#### [Records supplied]

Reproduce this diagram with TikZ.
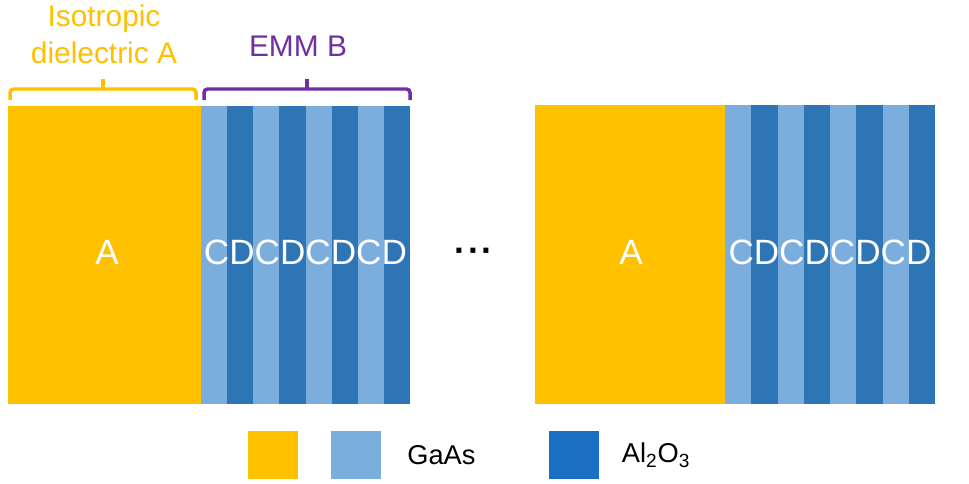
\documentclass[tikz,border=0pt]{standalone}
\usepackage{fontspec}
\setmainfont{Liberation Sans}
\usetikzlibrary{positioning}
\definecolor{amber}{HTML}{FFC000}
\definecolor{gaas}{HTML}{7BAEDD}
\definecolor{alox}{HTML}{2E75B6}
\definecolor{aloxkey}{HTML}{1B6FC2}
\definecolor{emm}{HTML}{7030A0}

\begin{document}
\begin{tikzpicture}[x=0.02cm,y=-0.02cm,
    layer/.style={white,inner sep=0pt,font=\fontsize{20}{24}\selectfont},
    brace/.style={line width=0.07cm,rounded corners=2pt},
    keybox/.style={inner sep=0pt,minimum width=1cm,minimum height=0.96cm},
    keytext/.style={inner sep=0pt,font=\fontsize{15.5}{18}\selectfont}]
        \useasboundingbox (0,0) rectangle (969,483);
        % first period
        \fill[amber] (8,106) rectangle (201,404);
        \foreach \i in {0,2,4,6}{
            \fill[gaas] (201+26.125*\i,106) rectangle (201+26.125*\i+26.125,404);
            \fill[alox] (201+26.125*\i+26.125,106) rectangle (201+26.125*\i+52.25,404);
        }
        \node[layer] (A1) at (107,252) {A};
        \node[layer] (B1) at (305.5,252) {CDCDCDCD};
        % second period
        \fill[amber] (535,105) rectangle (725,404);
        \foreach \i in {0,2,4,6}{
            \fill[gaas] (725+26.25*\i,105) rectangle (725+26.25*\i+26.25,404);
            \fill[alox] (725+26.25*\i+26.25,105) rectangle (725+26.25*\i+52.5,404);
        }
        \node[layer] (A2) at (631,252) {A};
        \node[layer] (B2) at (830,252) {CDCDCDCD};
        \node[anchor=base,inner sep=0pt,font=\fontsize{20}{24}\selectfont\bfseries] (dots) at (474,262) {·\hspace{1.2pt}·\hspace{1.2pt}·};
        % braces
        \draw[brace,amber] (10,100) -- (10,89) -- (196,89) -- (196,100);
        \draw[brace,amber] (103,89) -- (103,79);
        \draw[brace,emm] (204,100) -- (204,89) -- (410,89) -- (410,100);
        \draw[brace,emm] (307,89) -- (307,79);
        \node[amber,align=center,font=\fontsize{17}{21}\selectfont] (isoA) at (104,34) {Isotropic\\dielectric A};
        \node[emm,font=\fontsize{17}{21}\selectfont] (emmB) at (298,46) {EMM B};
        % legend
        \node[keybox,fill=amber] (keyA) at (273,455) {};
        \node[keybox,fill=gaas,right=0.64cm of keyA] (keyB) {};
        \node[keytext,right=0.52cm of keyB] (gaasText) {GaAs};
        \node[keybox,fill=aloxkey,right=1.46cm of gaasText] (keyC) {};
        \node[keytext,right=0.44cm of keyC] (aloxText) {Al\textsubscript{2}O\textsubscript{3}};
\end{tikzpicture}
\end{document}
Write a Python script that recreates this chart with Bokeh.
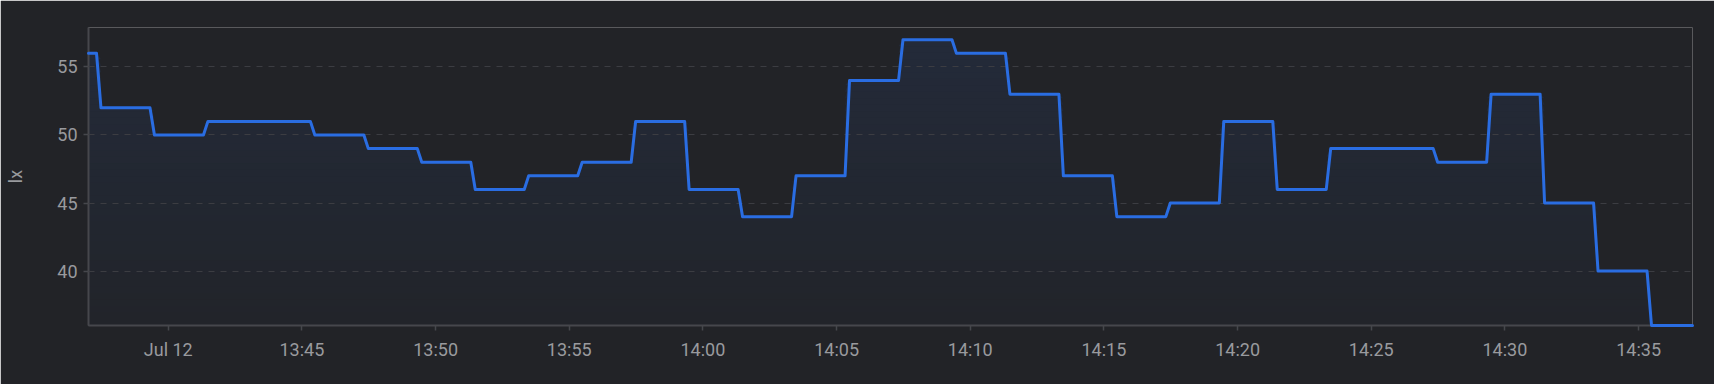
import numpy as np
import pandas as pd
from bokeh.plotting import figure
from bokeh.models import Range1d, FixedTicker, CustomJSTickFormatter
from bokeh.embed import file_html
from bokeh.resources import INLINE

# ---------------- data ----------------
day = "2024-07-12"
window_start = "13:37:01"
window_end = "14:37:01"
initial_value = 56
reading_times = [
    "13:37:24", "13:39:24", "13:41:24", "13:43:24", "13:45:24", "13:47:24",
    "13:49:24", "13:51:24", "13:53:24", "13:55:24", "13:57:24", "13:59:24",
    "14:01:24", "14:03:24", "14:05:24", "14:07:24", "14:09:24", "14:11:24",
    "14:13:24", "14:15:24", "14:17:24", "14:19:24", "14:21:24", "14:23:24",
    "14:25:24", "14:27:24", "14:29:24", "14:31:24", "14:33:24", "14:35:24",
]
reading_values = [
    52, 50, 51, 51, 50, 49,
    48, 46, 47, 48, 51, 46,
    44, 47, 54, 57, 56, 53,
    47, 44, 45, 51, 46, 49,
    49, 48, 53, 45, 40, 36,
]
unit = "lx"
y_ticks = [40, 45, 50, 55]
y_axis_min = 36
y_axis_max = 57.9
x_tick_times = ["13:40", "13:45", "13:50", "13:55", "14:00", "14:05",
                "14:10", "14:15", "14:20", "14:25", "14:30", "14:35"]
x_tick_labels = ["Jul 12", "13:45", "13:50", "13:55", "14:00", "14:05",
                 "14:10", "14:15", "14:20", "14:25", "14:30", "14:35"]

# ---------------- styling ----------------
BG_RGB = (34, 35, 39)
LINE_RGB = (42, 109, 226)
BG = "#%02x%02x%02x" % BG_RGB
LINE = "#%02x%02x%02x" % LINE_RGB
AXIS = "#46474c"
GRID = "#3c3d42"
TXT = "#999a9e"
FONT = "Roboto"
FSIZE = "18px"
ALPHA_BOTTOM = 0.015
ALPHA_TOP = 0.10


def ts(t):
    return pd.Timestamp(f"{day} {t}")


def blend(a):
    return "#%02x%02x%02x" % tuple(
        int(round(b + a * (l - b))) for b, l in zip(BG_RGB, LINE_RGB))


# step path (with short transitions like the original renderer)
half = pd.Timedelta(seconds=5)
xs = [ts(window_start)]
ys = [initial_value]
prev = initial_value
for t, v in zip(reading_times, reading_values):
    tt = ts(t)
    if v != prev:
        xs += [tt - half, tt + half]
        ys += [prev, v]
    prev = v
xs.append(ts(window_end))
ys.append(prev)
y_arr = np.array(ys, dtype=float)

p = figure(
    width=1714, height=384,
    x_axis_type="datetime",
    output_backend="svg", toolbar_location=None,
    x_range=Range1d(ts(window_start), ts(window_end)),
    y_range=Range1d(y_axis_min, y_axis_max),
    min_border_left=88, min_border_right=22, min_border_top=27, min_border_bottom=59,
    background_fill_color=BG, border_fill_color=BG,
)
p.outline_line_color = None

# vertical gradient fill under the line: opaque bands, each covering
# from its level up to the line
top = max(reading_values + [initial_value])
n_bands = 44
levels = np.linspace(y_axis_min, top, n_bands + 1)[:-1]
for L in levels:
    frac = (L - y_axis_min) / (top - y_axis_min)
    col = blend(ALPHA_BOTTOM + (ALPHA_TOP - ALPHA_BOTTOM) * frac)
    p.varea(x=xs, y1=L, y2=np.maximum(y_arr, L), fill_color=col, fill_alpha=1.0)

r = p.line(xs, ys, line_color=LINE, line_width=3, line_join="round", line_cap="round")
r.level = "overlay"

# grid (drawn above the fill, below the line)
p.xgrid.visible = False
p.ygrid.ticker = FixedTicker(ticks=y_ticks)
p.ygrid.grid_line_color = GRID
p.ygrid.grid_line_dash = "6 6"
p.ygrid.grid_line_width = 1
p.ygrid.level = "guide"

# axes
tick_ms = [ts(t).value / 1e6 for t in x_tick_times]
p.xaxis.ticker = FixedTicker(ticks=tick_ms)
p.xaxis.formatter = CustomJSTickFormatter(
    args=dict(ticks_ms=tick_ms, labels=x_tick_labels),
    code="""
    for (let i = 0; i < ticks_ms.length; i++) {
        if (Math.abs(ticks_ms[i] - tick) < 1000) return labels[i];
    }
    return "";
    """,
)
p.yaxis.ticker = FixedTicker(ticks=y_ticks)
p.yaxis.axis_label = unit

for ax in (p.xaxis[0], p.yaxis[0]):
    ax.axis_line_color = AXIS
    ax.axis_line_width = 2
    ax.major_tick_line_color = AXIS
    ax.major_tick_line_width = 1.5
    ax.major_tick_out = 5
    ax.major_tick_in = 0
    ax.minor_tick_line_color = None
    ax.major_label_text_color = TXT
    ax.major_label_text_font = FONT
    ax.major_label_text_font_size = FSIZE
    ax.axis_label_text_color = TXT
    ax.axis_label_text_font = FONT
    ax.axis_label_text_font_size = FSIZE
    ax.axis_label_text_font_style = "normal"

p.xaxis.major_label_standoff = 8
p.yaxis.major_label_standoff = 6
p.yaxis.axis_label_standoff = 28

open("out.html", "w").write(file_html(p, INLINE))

#### [Task details]
From the records above, transcribe exactly the lines starting at the one containing "Write a Python" and ending at the one containing "from bokeh.resources import INLINE". Skip the pictures.

#### [Exercise solution]
Write a Python script that recreates this chart with Bokeh.
import numpy as np
import pandas as pd
from bokeh.plotting import figure
from bokeh.models import Range1d, FixedTicker, CustomJSTickFormatter
from bokeh.embed import file_html
from bokeh.resources import INLINE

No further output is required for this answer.